I have connected my Laptop (Toshiba A100) to my LG rear projection tv, and use a VGA cable. All works fine, desktop comes up, and I can navigate around, and even view videos from You Tube. The problem is when I go to watch a movie I have downloaded (AVI or converted file), the screen on the TV goes black with 'No Signal' appearing on the screen. Media Player does comes up when I click on the AVI file, then for a split second you see the movie, but as I said it goes to the black screen with No Signal appearing. Can anyone help please. Thanks


----------



## exerguy (Nov 10, 2008)

Is the movie still viewable on the laptop's screen when the TV is black? Are you using Vista, and if so are going in and connecting to an external display? Vista also has an option for displaying your desktop on both the laptop and tv. That option works with my latest laptop.

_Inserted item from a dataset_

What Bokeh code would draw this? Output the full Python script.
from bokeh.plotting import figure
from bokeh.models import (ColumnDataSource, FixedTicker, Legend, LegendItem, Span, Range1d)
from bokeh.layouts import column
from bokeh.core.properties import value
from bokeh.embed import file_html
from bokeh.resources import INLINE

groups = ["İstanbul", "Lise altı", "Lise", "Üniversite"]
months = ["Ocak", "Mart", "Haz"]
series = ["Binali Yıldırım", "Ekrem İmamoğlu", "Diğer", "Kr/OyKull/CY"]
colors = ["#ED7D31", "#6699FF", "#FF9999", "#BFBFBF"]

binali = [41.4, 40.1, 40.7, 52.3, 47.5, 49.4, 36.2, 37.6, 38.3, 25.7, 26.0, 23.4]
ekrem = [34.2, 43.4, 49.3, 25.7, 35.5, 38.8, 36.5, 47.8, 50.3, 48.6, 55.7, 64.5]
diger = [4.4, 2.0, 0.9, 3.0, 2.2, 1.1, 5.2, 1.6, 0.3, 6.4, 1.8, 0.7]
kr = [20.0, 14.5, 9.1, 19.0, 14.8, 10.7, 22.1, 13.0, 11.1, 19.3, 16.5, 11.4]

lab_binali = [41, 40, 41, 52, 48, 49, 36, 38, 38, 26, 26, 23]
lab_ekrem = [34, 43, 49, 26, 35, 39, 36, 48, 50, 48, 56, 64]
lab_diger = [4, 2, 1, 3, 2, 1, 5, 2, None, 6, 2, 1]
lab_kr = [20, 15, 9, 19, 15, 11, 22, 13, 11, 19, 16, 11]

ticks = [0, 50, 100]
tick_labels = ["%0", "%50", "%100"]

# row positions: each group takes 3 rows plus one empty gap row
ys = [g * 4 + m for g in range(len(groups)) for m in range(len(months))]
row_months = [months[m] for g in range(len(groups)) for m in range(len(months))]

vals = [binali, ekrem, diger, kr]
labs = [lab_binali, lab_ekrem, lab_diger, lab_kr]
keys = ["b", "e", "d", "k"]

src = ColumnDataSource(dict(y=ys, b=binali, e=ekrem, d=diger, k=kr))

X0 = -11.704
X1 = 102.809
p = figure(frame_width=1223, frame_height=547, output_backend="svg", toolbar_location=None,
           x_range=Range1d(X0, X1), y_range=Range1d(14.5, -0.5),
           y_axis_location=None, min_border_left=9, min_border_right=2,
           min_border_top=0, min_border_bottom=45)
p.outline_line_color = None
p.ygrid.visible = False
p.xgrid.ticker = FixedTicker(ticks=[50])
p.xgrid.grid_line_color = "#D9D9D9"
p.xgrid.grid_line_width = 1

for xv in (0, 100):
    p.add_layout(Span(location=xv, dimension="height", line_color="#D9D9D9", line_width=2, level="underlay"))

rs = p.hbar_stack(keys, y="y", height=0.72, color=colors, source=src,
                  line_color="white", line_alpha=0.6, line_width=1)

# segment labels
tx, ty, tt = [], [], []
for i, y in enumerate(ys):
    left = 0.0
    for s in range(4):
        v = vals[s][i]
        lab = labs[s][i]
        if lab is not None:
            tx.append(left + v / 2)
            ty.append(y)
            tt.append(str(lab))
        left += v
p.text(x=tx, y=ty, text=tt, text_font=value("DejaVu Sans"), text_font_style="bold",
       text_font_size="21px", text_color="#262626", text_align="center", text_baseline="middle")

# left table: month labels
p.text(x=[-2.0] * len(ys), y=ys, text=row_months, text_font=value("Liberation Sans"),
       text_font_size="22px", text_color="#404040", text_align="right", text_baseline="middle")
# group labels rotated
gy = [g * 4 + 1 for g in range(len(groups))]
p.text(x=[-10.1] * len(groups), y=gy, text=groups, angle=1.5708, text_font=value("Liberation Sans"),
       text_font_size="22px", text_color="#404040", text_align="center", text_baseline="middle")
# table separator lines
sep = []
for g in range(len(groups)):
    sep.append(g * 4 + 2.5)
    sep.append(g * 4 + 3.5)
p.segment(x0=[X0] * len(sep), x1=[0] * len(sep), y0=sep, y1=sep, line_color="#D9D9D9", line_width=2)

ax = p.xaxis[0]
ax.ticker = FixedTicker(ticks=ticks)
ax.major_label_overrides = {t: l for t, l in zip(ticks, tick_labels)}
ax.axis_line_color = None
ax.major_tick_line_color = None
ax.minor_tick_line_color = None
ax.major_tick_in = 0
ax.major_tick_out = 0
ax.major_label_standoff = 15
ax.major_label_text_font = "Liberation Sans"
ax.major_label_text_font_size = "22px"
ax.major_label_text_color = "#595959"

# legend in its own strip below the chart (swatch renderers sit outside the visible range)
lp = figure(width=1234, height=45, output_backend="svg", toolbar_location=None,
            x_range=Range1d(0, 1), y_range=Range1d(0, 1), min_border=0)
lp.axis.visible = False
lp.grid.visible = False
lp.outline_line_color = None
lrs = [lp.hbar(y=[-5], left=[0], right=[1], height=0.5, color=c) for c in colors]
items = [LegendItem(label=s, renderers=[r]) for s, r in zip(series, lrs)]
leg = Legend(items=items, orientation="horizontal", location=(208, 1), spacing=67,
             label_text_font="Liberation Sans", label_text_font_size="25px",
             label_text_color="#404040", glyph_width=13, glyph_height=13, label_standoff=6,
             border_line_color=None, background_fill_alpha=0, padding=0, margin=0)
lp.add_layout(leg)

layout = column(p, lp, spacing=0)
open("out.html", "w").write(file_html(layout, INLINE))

Depending on the video card your laptop has you may need to fiddle with some of the settings.
If the card is made by NVIDIA you will need to go into advanced display options, and enable full screen for the TV. I don't quite remember how to get to this option, but I had it on an older laptop.
With ATI you may need to enable theater mode depending on the model of the video card.

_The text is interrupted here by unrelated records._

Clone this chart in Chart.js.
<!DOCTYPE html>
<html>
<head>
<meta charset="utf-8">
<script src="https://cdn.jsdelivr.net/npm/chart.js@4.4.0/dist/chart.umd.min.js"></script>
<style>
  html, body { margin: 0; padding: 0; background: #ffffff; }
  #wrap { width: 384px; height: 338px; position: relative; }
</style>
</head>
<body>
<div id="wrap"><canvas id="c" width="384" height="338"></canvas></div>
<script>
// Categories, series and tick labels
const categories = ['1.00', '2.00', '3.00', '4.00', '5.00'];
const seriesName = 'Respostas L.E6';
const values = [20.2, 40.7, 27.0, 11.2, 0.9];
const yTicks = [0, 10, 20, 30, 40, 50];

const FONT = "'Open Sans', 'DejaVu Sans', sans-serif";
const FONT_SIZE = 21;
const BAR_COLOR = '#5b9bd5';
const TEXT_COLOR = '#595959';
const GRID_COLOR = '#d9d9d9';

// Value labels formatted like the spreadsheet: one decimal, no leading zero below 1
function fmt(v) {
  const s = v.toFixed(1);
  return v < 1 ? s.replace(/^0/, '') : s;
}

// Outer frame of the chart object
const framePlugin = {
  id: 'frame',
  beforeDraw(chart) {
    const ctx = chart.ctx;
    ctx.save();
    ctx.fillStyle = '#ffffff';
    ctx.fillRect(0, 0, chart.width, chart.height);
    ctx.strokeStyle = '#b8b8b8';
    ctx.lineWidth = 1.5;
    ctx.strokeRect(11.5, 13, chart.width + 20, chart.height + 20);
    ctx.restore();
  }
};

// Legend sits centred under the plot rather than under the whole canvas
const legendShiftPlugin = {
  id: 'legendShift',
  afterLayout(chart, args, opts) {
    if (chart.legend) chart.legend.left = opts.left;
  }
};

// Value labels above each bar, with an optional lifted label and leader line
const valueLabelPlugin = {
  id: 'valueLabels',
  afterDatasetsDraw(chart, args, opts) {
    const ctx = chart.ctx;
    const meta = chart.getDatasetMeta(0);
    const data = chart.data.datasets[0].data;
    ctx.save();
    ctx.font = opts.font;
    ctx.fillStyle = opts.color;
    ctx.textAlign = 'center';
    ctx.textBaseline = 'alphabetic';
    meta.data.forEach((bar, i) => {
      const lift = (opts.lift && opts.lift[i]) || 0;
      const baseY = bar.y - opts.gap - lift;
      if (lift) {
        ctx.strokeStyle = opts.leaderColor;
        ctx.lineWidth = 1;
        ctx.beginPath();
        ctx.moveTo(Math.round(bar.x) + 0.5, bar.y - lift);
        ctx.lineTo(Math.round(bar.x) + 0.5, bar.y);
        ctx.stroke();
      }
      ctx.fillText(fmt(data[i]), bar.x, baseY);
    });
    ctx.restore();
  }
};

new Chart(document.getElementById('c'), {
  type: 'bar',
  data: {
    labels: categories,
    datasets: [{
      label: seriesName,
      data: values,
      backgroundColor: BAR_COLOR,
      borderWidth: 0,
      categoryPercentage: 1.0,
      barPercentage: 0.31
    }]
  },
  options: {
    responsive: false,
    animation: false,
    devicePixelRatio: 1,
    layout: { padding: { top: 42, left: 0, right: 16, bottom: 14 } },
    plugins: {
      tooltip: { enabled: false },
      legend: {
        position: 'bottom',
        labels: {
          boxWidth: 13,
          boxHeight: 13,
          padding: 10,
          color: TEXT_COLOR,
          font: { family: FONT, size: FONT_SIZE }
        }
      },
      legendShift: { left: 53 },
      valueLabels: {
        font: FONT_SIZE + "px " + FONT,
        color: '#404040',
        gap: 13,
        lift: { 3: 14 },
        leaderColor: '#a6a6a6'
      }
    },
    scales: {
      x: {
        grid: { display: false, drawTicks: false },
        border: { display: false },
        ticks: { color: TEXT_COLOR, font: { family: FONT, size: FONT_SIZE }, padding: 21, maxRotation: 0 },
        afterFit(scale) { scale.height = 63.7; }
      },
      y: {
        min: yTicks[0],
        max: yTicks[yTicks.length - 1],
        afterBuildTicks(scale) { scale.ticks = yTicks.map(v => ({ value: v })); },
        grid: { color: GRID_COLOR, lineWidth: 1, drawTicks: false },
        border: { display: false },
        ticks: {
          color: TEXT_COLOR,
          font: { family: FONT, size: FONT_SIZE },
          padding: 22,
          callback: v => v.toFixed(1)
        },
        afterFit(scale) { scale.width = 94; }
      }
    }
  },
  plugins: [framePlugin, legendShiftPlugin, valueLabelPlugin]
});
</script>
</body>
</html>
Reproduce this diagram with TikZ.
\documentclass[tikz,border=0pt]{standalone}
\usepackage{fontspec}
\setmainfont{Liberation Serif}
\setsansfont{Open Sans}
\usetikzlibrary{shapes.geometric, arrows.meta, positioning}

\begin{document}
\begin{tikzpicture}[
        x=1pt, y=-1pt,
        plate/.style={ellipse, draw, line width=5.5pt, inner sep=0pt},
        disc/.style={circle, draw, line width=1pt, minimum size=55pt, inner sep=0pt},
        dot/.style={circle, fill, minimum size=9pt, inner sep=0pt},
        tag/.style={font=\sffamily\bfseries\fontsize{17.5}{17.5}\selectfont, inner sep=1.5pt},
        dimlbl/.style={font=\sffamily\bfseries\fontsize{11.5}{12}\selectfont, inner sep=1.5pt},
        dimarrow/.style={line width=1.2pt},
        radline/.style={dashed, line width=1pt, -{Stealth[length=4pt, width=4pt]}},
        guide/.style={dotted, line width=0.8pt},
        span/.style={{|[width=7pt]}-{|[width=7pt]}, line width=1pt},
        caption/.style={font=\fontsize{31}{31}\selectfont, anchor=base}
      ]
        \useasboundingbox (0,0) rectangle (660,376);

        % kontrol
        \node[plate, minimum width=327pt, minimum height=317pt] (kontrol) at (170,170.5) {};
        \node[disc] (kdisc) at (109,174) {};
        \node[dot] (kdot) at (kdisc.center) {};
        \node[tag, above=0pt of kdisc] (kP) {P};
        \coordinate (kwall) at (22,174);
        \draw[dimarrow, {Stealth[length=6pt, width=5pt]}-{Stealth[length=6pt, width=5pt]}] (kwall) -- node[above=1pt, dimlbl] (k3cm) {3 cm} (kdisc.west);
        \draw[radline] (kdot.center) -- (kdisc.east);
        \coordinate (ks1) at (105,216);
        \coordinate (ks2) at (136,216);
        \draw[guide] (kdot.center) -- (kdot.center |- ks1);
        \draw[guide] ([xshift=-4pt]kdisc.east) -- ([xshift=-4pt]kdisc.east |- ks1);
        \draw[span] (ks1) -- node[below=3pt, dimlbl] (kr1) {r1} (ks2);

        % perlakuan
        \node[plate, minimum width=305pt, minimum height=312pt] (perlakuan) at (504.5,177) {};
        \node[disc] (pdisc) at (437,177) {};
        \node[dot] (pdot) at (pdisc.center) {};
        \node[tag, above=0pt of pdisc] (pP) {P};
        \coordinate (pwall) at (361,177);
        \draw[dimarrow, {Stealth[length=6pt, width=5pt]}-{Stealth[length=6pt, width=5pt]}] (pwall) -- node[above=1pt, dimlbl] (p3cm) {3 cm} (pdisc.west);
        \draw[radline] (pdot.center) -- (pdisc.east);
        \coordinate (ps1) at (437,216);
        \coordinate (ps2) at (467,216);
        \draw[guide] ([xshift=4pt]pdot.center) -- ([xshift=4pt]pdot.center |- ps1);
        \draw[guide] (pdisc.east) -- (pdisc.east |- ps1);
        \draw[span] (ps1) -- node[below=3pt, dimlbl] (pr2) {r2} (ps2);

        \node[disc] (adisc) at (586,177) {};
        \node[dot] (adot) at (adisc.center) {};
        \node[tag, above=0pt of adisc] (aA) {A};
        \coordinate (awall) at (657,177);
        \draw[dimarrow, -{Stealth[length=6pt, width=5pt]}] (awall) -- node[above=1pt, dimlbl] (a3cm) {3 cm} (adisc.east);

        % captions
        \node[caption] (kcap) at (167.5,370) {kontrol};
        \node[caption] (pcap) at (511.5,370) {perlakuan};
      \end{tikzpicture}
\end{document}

Hope this points you in the right direction.


----------



## Zamah (Jan 6, 2009)

Yes, can still see on laptop once tv goes black. Am using XP with VIDIA card. Have tried ticking external display. As you said, is prob a case of tinkering around with the settings and crossing the fingers. Thankyou


----------



## exerguy (Nov 10, 2008)

Hope it works for you.


----------



## buffoon (Jul 16, 2008)

Zamah said:


> I have connected my Laptop (Toshiba A100) to my LG rear projection tv, and use a VGA cable. All works fine, desktop comes up, and I can navigate around, and even view videos from You Tube. The problem is when I go to watch a movie I have downloaded (AVI or converted file), the screen on the TV goes black with 'No Signal' appearing on the screen. Media Player does comes up when I click on the AVI file, then for a split second you see the movie, but as I said it goes to the black screen with No Signal appearing. Can anyone help please. Thanks


For .avi movie files I'd recommend to download VLC player from videolan. It's free. WMP doesn't like .avi.
Set your movie files (.avi) to "always open with VLC player".
Also "toggle" screen display by using the Fn + F? key (it's F3 on mine but may vary).
I also find that whereas I can have both screens display when working from the desktop, I have to toggle to the external monitor only when watching movies. VLC comes up in the "both monitor" setting but the movie plays "black".


----------



## tex0gen (Jun 10, 2007)

this happened to me but i have a base spec chipset intel graphics... i think it was a case of changing the tv to my default/replica screen and turn all screen savers off etc. i then did the same with the t.v and all is well.


----------



## John_jay (Jan 1, 2009)

An absence of a proper video codec might cause the problem,
try to reinstall you media player or install media codec!


----------



## Zamah (Jan 6, 2009)

Finally got it. Making TV as primary display and changing res etc and using VLC media Player. Thankyou to all


----------



## buffoon (Jul 16, 2008)

Zamah said:


> Finally got it. Making TV as primary display and changing res etc and using VLC media Player. Thankyou to all


Great:up: Good luck.
Remember to mark this thread "solved"


----------